-- BEGIN INFORMATION PROVIDED --

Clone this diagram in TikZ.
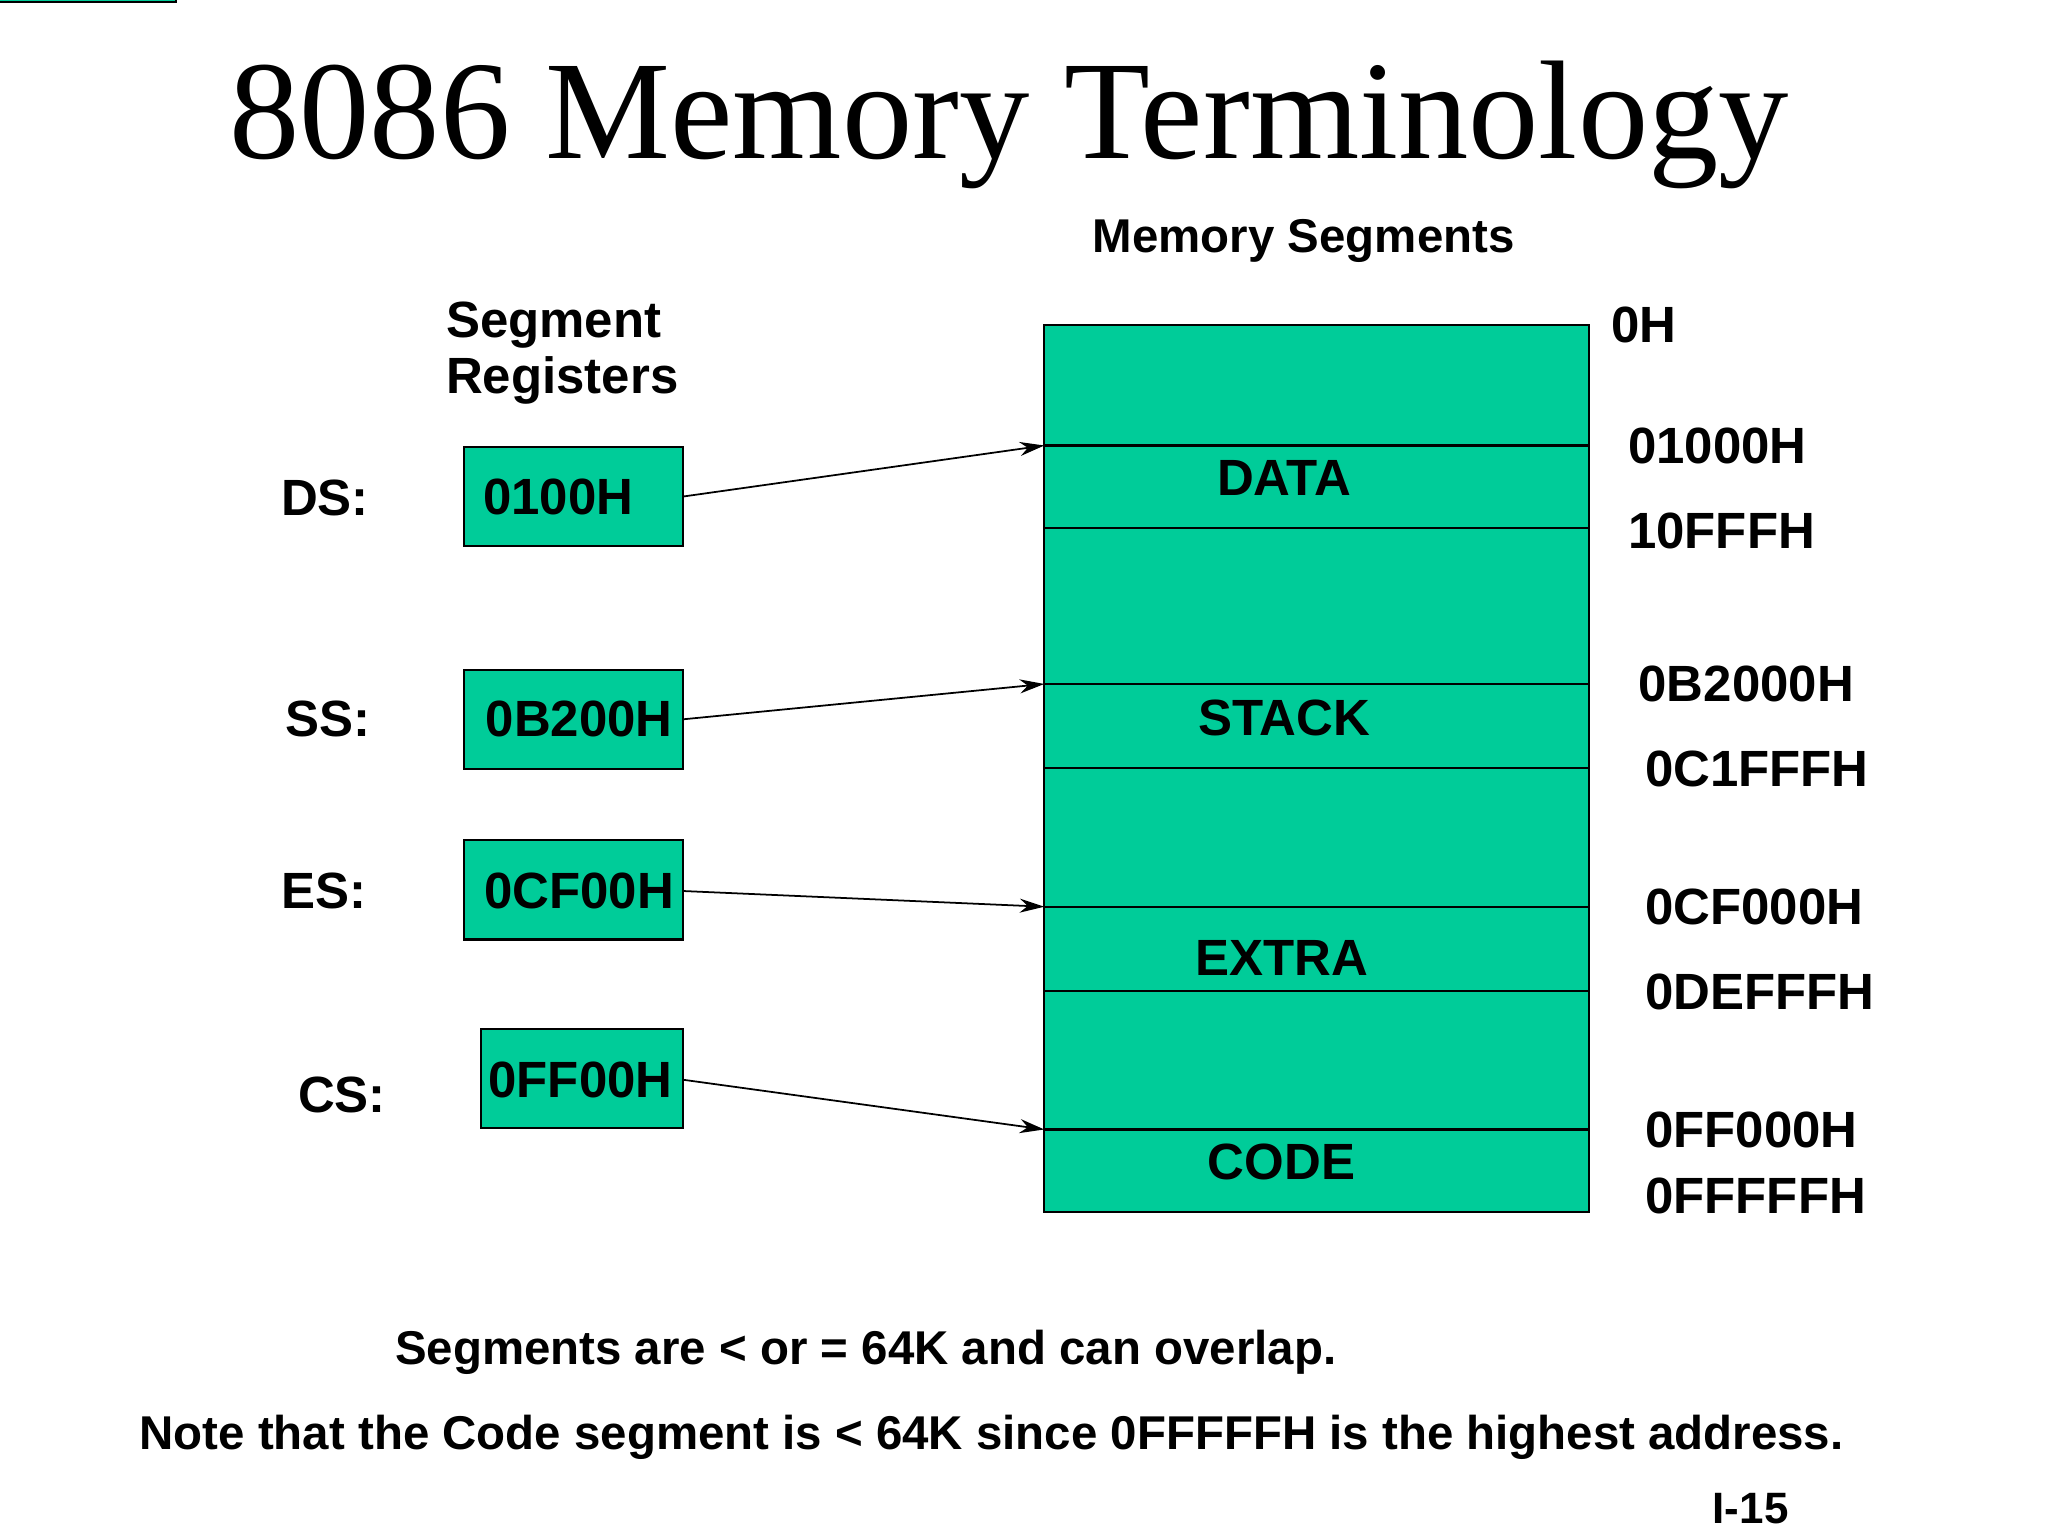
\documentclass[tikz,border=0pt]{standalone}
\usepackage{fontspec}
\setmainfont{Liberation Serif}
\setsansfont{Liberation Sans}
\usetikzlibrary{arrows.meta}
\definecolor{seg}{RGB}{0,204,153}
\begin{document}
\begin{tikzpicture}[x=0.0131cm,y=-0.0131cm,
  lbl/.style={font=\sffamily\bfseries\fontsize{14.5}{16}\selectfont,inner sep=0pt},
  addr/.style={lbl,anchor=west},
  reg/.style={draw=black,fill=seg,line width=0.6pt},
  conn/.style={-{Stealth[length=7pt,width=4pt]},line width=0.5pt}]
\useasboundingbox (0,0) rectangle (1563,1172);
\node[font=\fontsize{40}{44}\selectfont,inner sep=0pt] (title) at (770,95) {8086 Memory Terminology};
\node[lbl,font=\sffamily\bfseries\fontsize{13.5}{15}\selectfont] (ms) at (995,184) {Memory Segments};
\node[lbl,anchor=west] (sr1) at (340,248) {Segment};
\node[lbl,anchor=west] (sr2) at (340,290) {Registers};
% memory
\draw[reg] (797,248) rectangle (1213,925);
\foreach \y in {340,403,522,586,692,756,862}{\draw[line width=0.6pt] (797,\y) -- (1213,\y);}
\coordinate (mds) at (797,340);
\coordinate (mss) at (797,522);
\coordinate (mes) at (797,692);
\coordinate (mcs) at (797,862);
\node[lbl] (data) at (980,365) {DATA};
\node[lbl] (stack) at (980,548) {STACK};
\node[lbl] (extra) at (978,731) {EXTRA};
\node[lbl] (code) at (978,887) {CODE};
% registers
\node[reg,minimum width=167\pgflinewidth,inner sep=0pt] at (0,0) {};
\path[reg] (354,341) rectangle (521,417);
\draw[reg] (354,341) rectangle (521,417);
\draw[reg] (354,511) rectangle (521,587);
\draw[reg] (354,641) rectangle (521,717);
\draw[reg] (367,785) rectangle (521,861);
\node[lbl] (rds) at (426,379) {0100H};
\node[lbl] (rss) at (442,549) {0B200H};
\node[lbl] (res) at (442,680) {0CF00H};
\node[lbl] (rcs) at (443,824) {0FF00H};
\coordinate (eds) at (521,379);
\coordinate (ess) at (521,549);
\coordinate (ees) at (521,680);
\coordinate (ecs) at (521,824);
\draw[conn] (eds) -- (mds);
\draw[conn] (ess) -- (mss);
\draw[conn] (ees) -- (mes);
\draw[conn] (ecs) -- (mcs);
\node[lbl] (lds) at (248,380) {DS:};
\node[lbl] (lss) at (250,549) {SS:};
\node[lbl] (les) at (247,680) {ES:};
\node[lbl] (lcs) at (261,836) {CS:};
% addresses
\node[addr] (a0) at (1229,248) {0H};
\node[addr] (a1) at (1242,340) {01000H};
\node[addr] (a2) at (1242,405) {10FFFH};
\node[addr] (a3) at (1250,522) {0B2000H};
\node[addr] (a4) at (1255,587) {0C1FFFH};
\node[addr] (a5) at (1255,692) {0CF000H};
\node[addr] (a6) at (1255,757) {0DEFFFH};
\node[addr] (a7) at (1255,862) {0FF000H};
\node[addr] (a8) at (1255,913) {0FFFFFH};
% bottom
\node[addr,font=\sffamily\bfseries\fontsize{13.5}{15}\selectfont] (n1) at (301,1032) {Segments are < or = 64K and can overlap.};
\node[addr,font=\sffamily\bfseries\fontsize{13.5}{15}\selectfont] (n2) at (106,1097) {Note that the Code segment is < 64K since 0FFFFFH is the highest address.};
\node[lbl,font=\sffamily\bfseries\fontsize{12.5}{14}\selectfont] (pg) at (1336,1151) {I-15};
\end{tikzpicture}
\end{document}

-- END INFORMATION PROVIDED --

• _GOAL_:
Print out the whole of the material word for word, without pictures.

• _OUTPUT BELOW_:
Clone this diagram in TikZ.
\documentclass[tikz,border=0pt]{standalone}
\usepackage{fontspec}
\setmainfont{Liberation Serif}
\setsansfont{Liberation Sans}
\usetikzlibrary{arrows.meta}
\definecolor{seg}{RGB}{0,204,153}
\begin{document}
\begin{tikzpicture}[x=0.0131cm,y=-0.0131cm,
  lbl/.style={font=\sffamily\bfseries\fontsize{14.5}{16}\selectfont,inner sep=0pt},
  addr/.style={lbl,anchor=west},
  reg/.style={draw=black,fill=seg,line width=0.6pt},
  conn/.style={-{Stealth[length=7pt,width=4pt]},line width=0.5pt}]
\useasboundingbox (0,0) rectangle (1563,1172);
\node[font=\fontsize{40}{44}\selectfont,inner sep=0pt] (title) at (770,95) {8086 Memory Terminology};
\node[lbl,font=\sffamily\bfseries\fontsize{13.5}{15}\selectfont] (ms) at (995,184) {Memory Segments};
\node[lbl,anchor=west] (sr1) at (340,248) {Segment};
\node[lbl,anchor=west] (sr2) at (340,290) {Registers};
% memory
\draw[reg] (797,248) rectangle (1213,925);
\foreach \y in {340,403,522,586,692,756,862}{\draw[line width=0.6pt] (797,\y) -- (1213,\y);}
\coordinate (mds) at (797,340);
\coordinate (mss) at (797,522);
\coordinate (mes) at (797,692);
\coordinate (mcs) at (797,862);
\node[lbl] (data) at (980,365) {DATA};
\node[lbl] (stack) at (980,548) {STACK};
\node[lbl] (extra) at (978,731) {EXTRA};
\node[lbl] (code) at (978,887) {CODE};
% registers
\node[reg,minimum width=167\pgflinewidth,inner sep=0pt] at (0,0) {};
\path[reg] (354,341) rectangle (521,417);
\draw[reg] (354,341) rectangle (521,417);
\draw[reg] (354,511) rectangle (521,587);
\draw[reg] (354,641) rectangle (521,717);
\draw[reg] (367,785) rectangle (521,861);
\node[lbl] (rds) at (426,379) {0100H};
\node[lbl] (rss) at (442,549) {0B200H};
\node[lbl] (res) at (442,680) {0CF00H};
\node[lbl] (rcs) at (443,824) {0FF00H};
\coordinate (eds) at (521,379);
\coordinate (ess) at (521,549);
\coordinate (ees) at (521,680);
\coordinate (ecs) at (521,824);
\draw[conn] (eds) -- (mds);
\draw[conn] (ess) -- (mss);
\draw[conn] (ees) -- (mes);
\draw[conn] (ecs) -- (mcs);
\node[lbl] (lds) at (248,380) {DS:};
\node[lbl] (lss) at (250,549) {SS:};
\node[lbl] (les) at (247,680) {ES:};
\node[lbl] (lcs) at (261,836) {CS:};
% addresses
\node[addr] (a0) at (1229,248) {0H};
\node[addr] (a1) at (1242,340) {01000H};
\node[addr] (a2) at (1242,405) {10FFFH};
\node[addr] (a3) at (1250,522) {0B2000H};
\node[addr] (a4) at (1255,587) {0C1FFFH};
\node[addr] (a5) at (1255,692) {0CF000H};
\node[addr] (a6) at (1255,757) {0DEFFFH};
\node[addr] (a7) at (1255,862) {0FF000H};
\node[addr] (a8) at (1255,913) {0FFFFFH};
% bottom
\node[addr,font=\sffamily\bfseries\fontsize{13.5}{15}\selectfont] (n1) at (301,1032) {Segments are < or = 64K and can overlap.};
\node[addr,font=\sffamily\bfseries\fontsize{13.5}{15}\selectfont] (n2) at (106,1097) {Note that the Code segment is < 64K since 0FFFFFH is the highest address.};
\node[lbl,font=\sffamily\bfseries\fontsize{12.5}{14}\selectfont] (pg) at (1336,1151) {I-15};
\end{tikzpicture}
\end{document}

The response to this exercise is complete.